Triste, que mueran las cosas; pero, ¿no es más amargo que muera el recuerdo de las cosas? Pasa la flor y queda el perfume; pero, ¿y cuando se desvanece también el perfume? Se lleva la muerte a la madre y encrespamos de negro nuestra vida; pero ¿y cuándo se pasa el luto? Al dolor mismo quita su grandeza el tiempo. Los avatares de la historia son meteóricos y fulmíneos; apenas se les percibe sino por la estela. Pero la estela se borra; la evocación, cada vez más aguada de frivolidad, se disipa absorbida por el egoísmo, en los fondos incoloros.
Y sin embargo, una brisa, un color, una música antigua, un reflejo, un matiz... son de vez en vez el estimulante que despierta el recuerdo viejo, sumido a lo mejor ya en su sueño vegetal, confundido en el «humus» indiscernible del olvido... Entonces la primavera antigua, la hoja enterrada, el suspiro muerto, se solivia en un temblor postumo; entonces las momias de las risas sienten, un instante, sobre la leña de su carne, un aliento de jazmines; entonces, surge el milagro de una rosa por entre las junturas tapadas de los nichos...

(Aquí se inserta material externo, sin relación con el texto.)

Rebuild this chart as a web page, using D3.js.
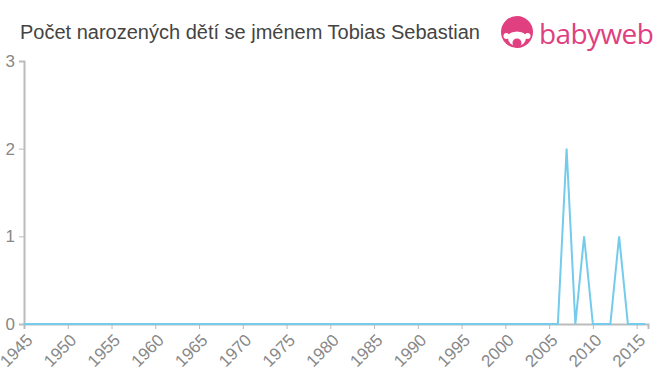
<!DOCTYPE html>
<html>
<head>
<meta charset="utf-8">
<script src="https://cdn.jsdelivr.net/npm/d3@7"></script>
<style>
  body { margin: 0; background: #fff; }
  svg { display: block; font-family: "Liberation Sans", Arial, sans-serif; }
</style>
</head>
<body>
<div id="chart"></div>
<script>
const years = d3.range(1945, 2017);
const counts = years.map(y => ({2007: 2, 2009: 1, 2013: 1}[y] || 0));
const yTicks = [0, 1, 2, 3];
const xTicks = d3.range(1945, 2016, 5);
const title = "Počet narozených dětí se jménem Tobias Sebastian";

const width = 660, height = 375;
const margin = { top: 61, right: 12, bottom: 51, left: 24 };

const svg = d3.select("#chart").append("svg")
  .attr("width", width)
  .attr("height", height);

const x = d3.scaleLinear()
  .domain([1945, 2016.3])
  .range([margin.left, width - margin.right]);

const y = d3.scaleLinear()
  .domain([0, 3])
  .range([height - margin.bottom, margin.top]);

// title
svg.append("text")
  .attr("x", 20)
  .attr("y", 39)
  .attr("fill", "#444")
  .attr("font-size", 20)
  .text(title);

// logo
const logo = svg.append("g").attr("transform", "translate(517,32)");
logo.append("circle").attr("r", 16).attr("fill", "#e0407f");
logo.append("ellipse").attr("cx", 0).attr("cy", 6).attr("rx", 9).attr("ry", 8).attr("fill", "#fff");
logo.append("circle").attr("cx", -10.5).attr("cy", 4).attr("r", 3).attr("fill", "#fff");
logo.append("circle").attr("cx", 10.5).attr("cy", 4).attr("r", 3).attr("fill", "#fff");
logo.append("circle").attr("cx", 0).attr("cy", 11).attr("r", 4.5).attr("fill", "#e0407f");
logo.append("path").attr("d", "M-9,-1 Q0,-7 9,-1 L9,2 Q0,-3 -9,2 Z").attr("fill", "#e0407f");
svg.append("text")
  .attr("x", 539)
  .attr("y", 44)
  .attr("fill", "#e0407f")
  .attr("font-size", 28)
  .attr("font-family", "'Open Sans', sans-serif")
  .attr("letter-spacing", -0.6)
  .text("babyweb");

// y axis
const yAxis = svg.append("g")
  .attr("transform", `translate(${margin.left},0)`)
  .call(d3.axisLeft(y).tickValues(yTicks).tickSize(5).tickPadding(4).tickFormat(d3.format("d")));
yAxis.select(".domain").attr("stroke", "#bbb").attr("stroke-width", 2);
yAxis.selectAll(".tick line").attr("stroke", "#bbb");
yAxis.selectAll(".tick text").attr("fill", "#888").attr("font-size", 17)
  .attr("font-family", "'Liberation Sans', Arial, sans-serif");

// x axis
const xAxis = svg.append("g")
  .attr("transform", `translate(0,${height - margin.bottom})`)
  .call(d3.axisBottom(x).tickValues(xTicks).tickSize(5).tickFormat(d3.format("d")));
xAxis.select(".domain").attr("stroke", "#bbb").attr("stroke-width", 2);
xAxis.selectAll(".tick line").attr("stroke", "#bbb");
xAxis.selectAll(".tick text")
  .attr("fill", "#888")
  .attr("font-size", 17)
  .attr("font-family", "'Liberation Sans', Arial, sans-serif")
  .attr("text-anchor", "end")
  .attr("dy", "0.35em")
  .attr("transform", "translate(5,13) rotate(-45)")
  .attr("y", 0)
  .attr("x", 0);

// line
const line = d3.line()
  .x((d, i) => x(years[i]))
  .y(d => y(d));

svg.append("path")
  .datum(counts)
  .attr("fill", "none")
  .attr("stroke", "#74cbec")
  .attr("stroke-width", 2)
  .attr("d", line);
</script>
</body>
</html>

Otras veces es el tiempo que cambia. Esta nube blanca y apresurada, ¿no pasó ya otra vez en nuestra infancia? Esta lluvia fina, esta lluvia incauta, rezagada, que ha sido sorprendida «in fraganti» por el sol...; esta lluvia alanceada de esplendores, asomada a la primavera, matada por todas las espadas de la luz... ¿no es también aquella lluvia alocada y lírica que relucía —salmodia agobiante de la tabla de multiplicar en las tardes azulgrisadas— a través de las ventanas de la escuela? Y este frío impensado de la primanoche —la hora del «cine»— que trae, no sé por qué, la memoria de aquel abrigo pardo de la adolescencia... Y esta bocanada de aire húmedo, tan semejante a la de la esquina del primer amor... Y este silbar agudo, largo, del viento, que arroja en el alma, en súbita evocación, jirones de los cuentos de miedo, como si fueran pétalos sueltos, arrebatados a una flor rota... Y esta lluvia ancha sobre el paraguas, con el rumor enfático y prosopopéyico de aquella lluvia de las ocho, en las noches de bachillerato... Y estas mañanas azules, recien lavadas, que tan intenso contento poníen en nuestra santa madre, agrietada de tos, en nuestra madre muerta en el corazón acerbo de una noche sin aurora...
Cuando cambia el tiempo, las hojas amarillas, caídas, del bosque, giran, con ritmos de músicas interiores, el vals eterno de la Nostalgia.